Solace Supplice, voilà un nom de groupe bien mystérieux derrière lequel se cachent Eric Bouillette et Anne-Claire Rallo, plus connus dans le (trop) petit monde du progressif made in France par le biais de leur groupe Nine Skies. Avec cette nouvelle entité, le couple sort de ses sentiers habituellement arpentés du rock progressif pour s'en aller baguenauder dans des contrées plus fréquentées, celles d'un rock pêchu chanté en français (on adore) que l'on pourrait inscrire dans la tradition des 90's. Pour accompagner cette nouvelle aventure, le duo a invité Jimmy Pallagrosi (ex-Karnataka, Zio, Hayley Griffiths Band…) à s'asseoir derrière les fûts, très certainement le meilleur choix quand on connaît les qualités de frappe et l'inventivité du bonhomme.
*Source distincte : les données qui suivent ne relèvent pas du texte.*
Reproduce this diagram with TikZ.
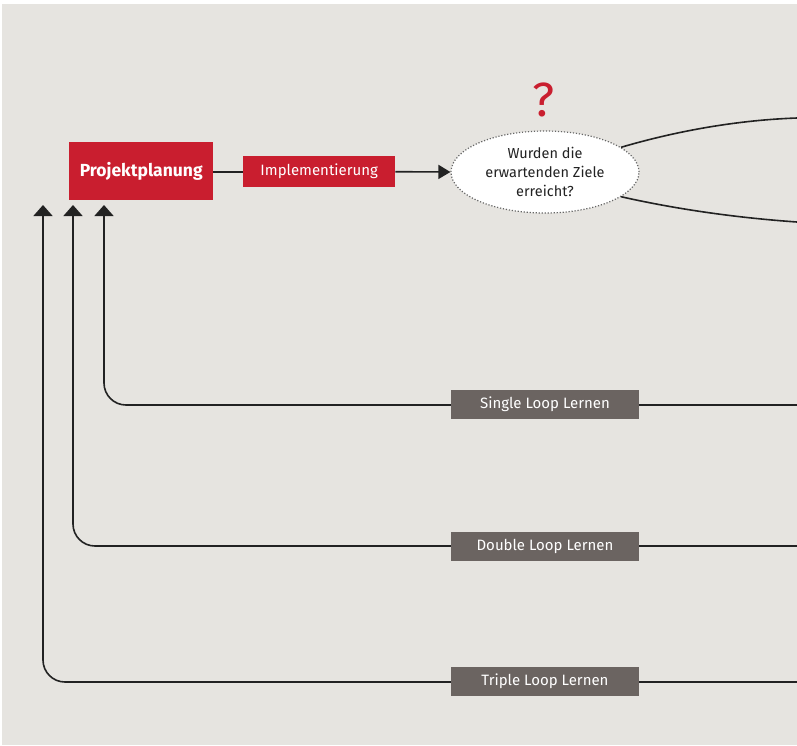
\documentclass[tikz,border=0pt]{standalone}
\usepackage{fontspec}
\setmainfont{Fira Sans}
\usetikzlibrary{arrows.meta,shapes.geometric}
\definecolor{bg}{HTML}{E6E4E0}
\definecolor{dbred}{HTML}{C91E2F}
\definecolor{boxgray}{HTML}{6B6461}
\definecolor{linec}{HTML}{222222}
\definecolor{dotc}{HTML}{666666}
\begin{document}
\begin{tikzpicture}[x=1pt,y=-1pt,
  redbox/.style={fill=dbred,text=white,inner sep=0pt,anchor=north west},
  graybox/.style={fill=boxgray,text=white,inner sep=0pt,minimum width=188pt,minimum height=29pt,font=\fontsize{15}{18}\selectfont},
  conn/.style={draw=linec,line width=1.6pt},
  tip/.style={-{Triangle[length=11pt,width=19pt]}},
  smalltip/.style={-{Triangle[length=12pt,width=14pt]}}]
\useasboundingbox (0,0) rectangle (797,745);
\fill[white] (0,0) rectangle (797,745);
\fill[bg] (2,4) rectangle (797,745);
% nodes
\node[redbox,minimum width=144pt,minimum height=58pt,font=\fontsize{17.5}{20}\bfseries\selectfont] (plan) at (69,142) {Projektplanung};
\node[redbox,minimum width=152pt,minimum height=31pt,font=\fontsize{15}{18}\selectfont] (impl) at (243,156) {Implementierung};
\node[ellipse,fill=white,draw=dotc,dash pattern=on 1.2pt off 1.8pt,line width=1.2pt,minimum width=188pt,minimum height=82pt,inner sep=0pt,align=center,font=\fontsize{14.5}{19}\selectfont,text=linec] (q) at (545,172) {Wurden die\\erwartenden Ziele\\erreicht?};
\node[text=dbred,font=\fontsize{48}{48}\selectfont,inner sep=0pt] (qm) at (544,100) {?};
\node[graybox] (sl) at (545,404) {Single Loop Lernen};
\node[graybox] (dl) at (545,546) {Double Loop Lernen};
\node[graybox] (tl) at (545,681) {Triple Loop Lernen};
% free ends
\coordinate (a1) at (104,205);
\coordinate (a2) at (73,205);
\coordinate (a3) at (43,205);
\coordinate (r1) at (797,405);
\coordinate (r2) at (797,546);
\coordinate (r3) at (797,682);
\coordinate (cu) at (797,118);
\coordinate (cd) at (797,222);
% connectors
\draw[conn] (plan.east |- impl.west) -- (impl.west);
\draw[conn,smalltip] (impl.east) -- (q.west);
\draw[conn] (q.18) .. controls (680,130) and (740,120) .. (cu);
\draw[conn] (q.-18) .. controls (680,210) and (740,218) .. (cd);
\draw[conn,rounded corners=22pt,tip] (r1) -- (104,405) -- (a1);
\draw[conn,rounded corners=22pt,tip] (r2) -- (73,546) -- (a2);
\draw[conn,rounded corners=22pt,tip] (r3) -- (43,682) -- (a3);
% redraw boxes on top
\node[graybox] at (545,404) {Single Loop Lernen};
\node[graybox] at (545,546) {Double Loop Lernen};
\node[graybox] at (545,681) {Triple Loop Lernen};
\end{tikzpicture}
\end{document}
Et histoire de rester en famille, c'est le surdoué Alexandre Lamia (Nine Skies) qui a assuré l'enregistrement de l'ensemble.
L'EP débute avec 'Les Miradors', titre qui va donner d'emblée la couleur des trop courtes 23 minutes qui le compose. La basse rythmique martèle un tempo furieux, soutenue par la frappe sèche truffée de contretemps de Jimmy Pallagrosi, tandis que le chant déclame des paroles sombres sur un ton relativement monocorde, doublé par des chœurs féminins sur les refrains. Immédiatement, les souvenirs du meilleur Noir Désir remontent en tête, l'agressivité en moins. Mais comme on ne renie pas ses origines, Solace Supplice ajoute un supplément d'âme à tout cela : petit break et solo de guitare par ci, touches aériennes de clavier par là, riff en arrière-plan, et voilà que d'un "simple" morceau rock on arrive à une musique beaucoup plus sophistiquée.
Et l'écoute de la suite va confirmer avec brio cette tendance. C'est particulièrement le cas sur 'Sunset Street' ou encore 'Schizophrénie Paranoïde' où le dosage entre les claviers et les guitares se révèle tout simplement parfait. La mise en place est subtile, rien n'est superflu et tout contribue à l'atmosphère sombre relatée par les textes magnifiques d'Anne-Claire Rallo.
De son côté 'Au Cirque des Âmes' va tout d'abord nous convier à une fête foraine dans laquelle violon et boîte à musique nous promènent pendant une grosse minute, avant que la basse, clavier et guitare ne se mettent en marche en installant des sonorités qui rappellent Ultravox, tandis que le chant désabusé continue de déclamer des paroles toujours aussi fortes. Dans un autre registre, plus intimiste mais tout aussi puissant, 'La Couche du Diable' risque d'en retourner plus d'un, entre un piano assurant un thème répétitif, et une guitare qui pleure ses riffs tant et plus.
Avec ce premier effort, Solace Supplice frappe très fort dans un domaine déjà bien fréquenté, mais en y ajoutant une touche personnelle issue de la longue expérience musicale de ses membres. Mariage parfait entre musique et textes intelligents, c'est une galette indispensable à découvrir de toute urgence.